When Brad's cousin Cameron asked Lucy out, the Daily Mirrors TV critic Tony Pratt stated: "Brad kicks himself for not declaring his interest. No use telling Brad now, of course, but you have the feeling that somehow, sometime, somewhere he and Lucy will get their silly selves sorted out." Diana Hollingsworth of Soaplife said Brad "wasn't too hot in the brains department and hadn't sussed that Beth was in love – with him." Andrew Mercado branded Brad "a dirty dog" for his affair with Lauren. During a feature on Neighbours, Anna Pickard of The Guardian tried to choose the characters she would be most starstruck by if she met them. She wrote "It would have to be the Willis family. All of them. Pam, Doug, Adam, Gaby, Brad and Cody". A writer for All About Soap placed Brad and Beth's first wedding at number fifteen on their twenty greatest soap weddings list. The writer commented "Dimwit surf dude Brad couldn't keep his hands off neighbour Lauren Carpenter prior to his wedding to good girl Beth. Come the big day, with friends and family assembled on the beach, Brad decided the time was right to reveal he'd been playing around. Fool."

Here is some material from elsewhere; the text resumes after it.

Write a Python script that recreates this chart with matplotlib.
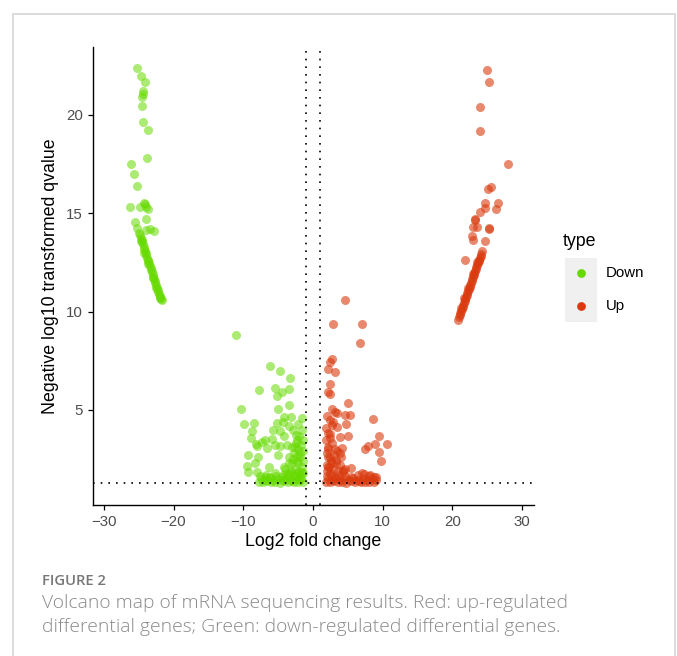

Catrin Griffiths of the Daily Express included Brad and Beth's weddings in her 25 Years of Erinsborough's Most Memorable Weddings list. While a writer for SOAP magazine called the couple "the new Scott and Charlene". Nicky Branagh from Studentbeans.com included Brad in her list of the "Top ten hottest Aussie soap guys" and she stated "Brad Willis was *the* hunk on the street. Perhaps it was the hoop earring, his surfer dude charm or the way he wore those fetching baseball caps. Whatever the reason, Brad had the ladies a-swooning. I guess you just can't argue with a jaw like that." When Brad learned Paige was his daughter, Laura Morgan from All About Soap observed, "We all know Mr Willis isn't the most emotional guy, but he was obviously over the moon to discover Paige was his own flesh and blood."